Coursera has been informed by the Minnesota Office of Higher Education that under Minnesota Statutes (136A.61 to 136A.71), a university cannot offer online courses to Minnesota residents unless the university has received authorization from the State of Minnesota to do so. If you are a resident of Minnesota, you agree that either (1) you will not take courses on Coursera, or (2) for each class that you take, the majority of work you do for the class will be done from outside the State of Minnesota.
While students who enroll in a Coursera class cannot get college credit (although they can request that a professor send an email to a prospective employer, for instance, confirming that they took the course and reporting their success), models like Coursera are beginning to change the way Americans think about higher education and provide a huge opportunity to reduce costs and improve access.

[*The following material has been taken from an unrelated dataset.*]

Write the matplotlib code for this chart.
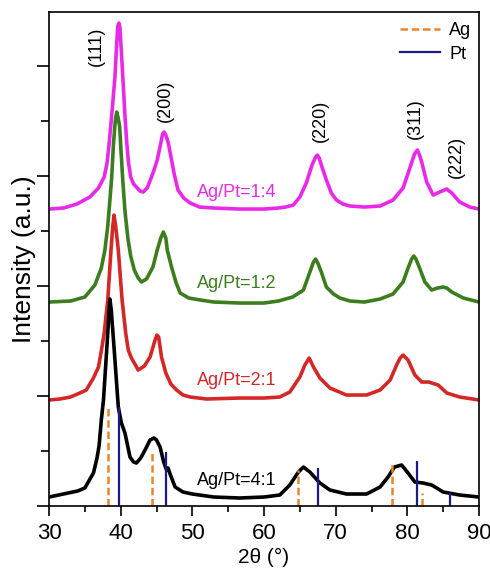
import matplotlib

matplotlib.use("Agg")
import matplotlib.pyplot as plt
from matplotlib.lines import Line2D
from matplotlib.ticker import MultipleLocator

plt.rcParams["font.family"] = ["Liberation Sans", "DejaVu Sans"]

# stacked XRD patterns, intensity in a.u. (offsets included)
x_14 = [30.0, 32.0, 33.9, 35.7, 36.9, 37.7, 38.1, 38.4, 38.8, 39.2, 39.45, 39.6, 39.75,
        39.9, 40.05, 40.3, 40.6, 40.85, 41.1, 41.4, 41.8, 42.2, 42.7, 43.15, 43.7, 44.3,
        44.7, 45.1, 45.6, 45.85, 46.05, 46.3, 46.65, 47.1, 47.5, 48.0, 48.8, 49.7, 51.0,
        53.0, 56.6, 60.0, 62.0, 63.0, 64.1, 65.0, 65.9, 66.7, 67.2, 67.45, 67.7, 68.0,
        68.7, 69.4, 70.1, 71.0, 72.0, 74.0, 76.2, 78.0, 79.4, 80.35, 81.0, 81.4, 81.7,
        82.0, 82.7, 83.6, 84.5, 85.5, 86.2, 87.3, 88.7, 90.0]
y_14 = [297, 298, 302, 309, 318, 329, 343, 363, 395, 429, 463, 480, 483,
        478, 460, 429, 390, 363, 343, 329, 322, 319, 315, 314, 318, 329,
        337, 346, 363, 372, 374, 371, 363, 346, 331, 316, 308, 303, 299,
        298, 297, 297, 298, 299, 301, 309, 323, 341, 349, 351, 348, 341,
        326, 313, 306, 302, 300, 299, 300, 306, 318, 338, 352, 356, 351,
        344, 324, 311, 314, 317, 313, 304, 299, 297]

x_12 = [30.0, 33.0, 35.0, 36.4, 37.3, 37.8, 38.2, 38.5, 38.75, 39.0, 39.25, 39.45, 39.65,
        39.85, 40.05, 40.3, 40.6, 41.0, 41.4, 41.9, 42.45, 42.9, 43.6, 44.5, 45.1, 45.6,
        45.95, 46.3, 46.5, 47.1, 47.7, 48.3, 49.5, 51.1, 53.0, 56.6, 60.0, 62.0, 64.0,
        65.5, 66.4, 66.9, 67.2, 67.5, 68.0, 68.7, 69.7, 70.6, 72.0, 74.0, 76.2, 78.0,
        79.4, 80.1, 80.6, 80.9, 81.2, 81.65, 82.45, 83.4, 84.2, 85.0, 85.5, 86.2, 87.8,
        90.0]
y_12 = [204, 205, 209, 221, 238, 256, 280, 306, 329, 363, 385, 394, 388,
        380, 355, 325, 295, 268, 250, 236, 228, 224, 227, 239, 256, 268,
        274, 268, 256, 239, 224, 213, 208, 206, 204, 203, 203, 205, 209,
        216, 234, 244, 247, 243, 234, 219, 212, 208, 205, 204, 207, 212,
        224, 238, 247, 250, 247, 239, 224, 216, 218, 219, 218, 214, 208,
        204]

x_21 = [30.0, 31.5, 33.0, 34.3, 35.2, 36.2, 36.9, 37.3, 37.7, 38.2, 38.65, 38.9, 39.07,
        39.3, 39.67, 40.2, 40.7, 41.06, 41.5, 41.9, 42.45, 43.3, 44.1, 44.8, 45.05, 45.3,
        45.7, 46.3, 47.0, 47.8, 48.7, 49.7, 52.0, 56.6, 60.0, 62.2, 63.6, 65.0, 65.7,
        66.3, 66.9, 67.8, 69.2, 71.5, 74.3, 76.2, 77.6, 78.5, 79.0, 79.4, 80.1, 81.05,
        82.0, 83.0, 83.4, 84.3, 85.5, 87.3, 90.0]
y_21 = [106, 107, 109, 113, 116, 128, 139, 155, 173, 206, 256, 280, 291,
        280, 256, 206, 173, 156, 148, 143, 136, 140, 149, 166, 171, 169,
        149, 133, 122, 116, 111, 109, 107, 108, 108, 109, 114, 129, 141,
        148, 139, 128, 118, 111, 111, 116, 126, 141, 148, 151, 146, 131,
        124, 124, 123, 121, 113, 109, 106]

x_41 = [30.0, 32.0, 34.0, 35.0, 36.2, 36.7, 37.0, 37.3, 37.6, 38.05, 38.3, 38.5, 38.7,
        39.1, 39.67, 40.1, 40.6, 41.3, 41.8, 42.2, 42.8, 43.4, 44.1, 44.65, 45.0, 45.5,
        46.0, 46.4, 46.6, 47.0, 47.6, 48.7, 50.0, 53.0, 56.6, 60.0, 62.2, 63.6, 64.8,
        65.5, 66.4, 67.8, 69.2, 71.5, 74.3, 76.2, 77.3, 78.2, 79.2, 80.1, 81.05, 82.2,
        83.4, 85.0, 87.3, 90.0]
y_41 = [9, 12, 15, 18, 33, 48, 61, 86, 106, 156, 185, 207, 195,
        156, 99, 83, 73, 49, 44, 43, 48, 56, 66, 68, 66, 59,
        44, 36, 38, 30, 19, 14, 12, 9, 8, 9, 11, 21, 34,
        39, 34, 23, 16, 12, 12, 19, 29, 39, 41, 33, 24, 23,
        21, 14, 11, 9]

# reference lines
ag_pos = [38.2, 44.4, 64.8, 77.9, 82.1]
ag_h = [100, 53, 36, 43, 13]
pt_pos = [39.7, 46.3, 67.6, 81.35, 85.9]
pt_h = [99, 54, 38, 45, 13]

hkl = ["(111)", "(200)", "(220)", "(311)", "(222)"]
hkl_x = [36.55, 46.2, 67.8, 81.05, 86.9]
hkl_y = [460, 405, 385, 387, 349]

names = ["Ag/Pt=1:4", "Ag/Pt=1:2", "Ag/Pt=2:1", "Ag/Pt=4:1"]
name_y = [314, 223, 126, 26]
colors = ["#E82AE8", "#3C7D1E", "#D42828", "#000000"]
AG_C = "#E8862D"
PT_C = "#1B1B85"

fig = plt.figure(figsize=(4.9, 5.73), dpi=100)
ax = fig.add_axes([0.1, 0.1169, 0.8776, 0.8621])

for xs, ys, c in zip([x_14, x_12, x_21, x_41], [y_14, y_12, y_21, y_41], colors):
    ax.plot(xs, ys, color=c, lw=2.6, solid_joinstyle="round")

ax.vlines(ag_pos, 0, ag_h, colors=AG_C, lw=1.8, linestyles=(0, (3, 1.5)))
ax.vlines(pt_pos, 0, pt_h, colors=PT_C, lw=1.6)

for t, x, y in zip(hkl, hkl_x, hkl_y):
    ax.text(x, y, t, rotation=90, ha="center", va="center", fontsize=13)

for t, y, c in zip(names, name_y, colors):
    ax.text(50.6, y, t, color=c, ha="left", va="center", fontsize=13)

handles = [Line2D([], [], color=AG_C, lw=1.8, linestyle=(0, (3, 1.5))),
           Line2D([], [], color=PT_C, lw=1.6)]
ax.legend(handles, ["Ag", "Pt"], loc="upper right", frameon=False, fontsize=13,
          handlelength=2.2, handletextpad=0.5, labelspacing=0.35,
          bbox_to_anchor=(1.02, 1.012))

ax.set_xlim(30, 90)
ax.set_ylim(0, 494)
ax.xaxis.set_major_locator(MultipleLocator(10))
ax.xaxis.set_minor_locator(MultipleLocator(5))
ax.yaxis.set_major_locator(MultipleLocator(110))
ax.yaxis.set_minor_locator(MultipleLocator(55))
ax.tick_params(axis="x", which="major", direction="out", length=7, width=1.2,
               labelsize=16, pad=5)
ax.tick_params(axis="x", which="minor", direction="out", length=4, width=1.2)
ax.tick_params(axis="y", which="major", direction="out", length=9, width=1.2,
               labelleft=False)
ax.tick_params(axis="y", which="minor", direction="out", length=6, width=1.2)
for s in ax.spines.values():
    s.set_linewidth(1.2)

ax.set_xlabel("2θ (°)", fontsize=15, labelpad=3)
ax.set_ylabel("Intensity (a.u.)", fontsize=19, labelpad=0)

fig.savefig("out.png", dpi=100)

Coursera—and others such as EdX (a Harvard/MIT online collaboration), Udacity, and Udemy—represent a shift in higher education toward credentialing content knowledge. Such a shift lays the groundwork for a revolution in higher education, allowing students to attain various credentials by demonstrating content and knowledge mastery from a variety of course providers. But that (literally) free pursuit of knowledge for their own personal edification or skill attainment is no longer available to Minnesota residents.
Politicians have obviously been feeling the heat from the internet whom threatens their longstanding privileges.

Cato’s Andrew Coulson wry but relevant commentary on the ban,
One of the classes you can take at Coursera is “Principles of Macroeconomics.” Maybe the folks who lobbied for and enacted the state’s education regulations are afraid that free learning and economic literacy would threaten their phony-baloney jobs. 
Fortunately, the snowballing forces of decentralization which has been enabled and substantially facilitated and buttressed by the internet has forced the Minnesota government to backtrack.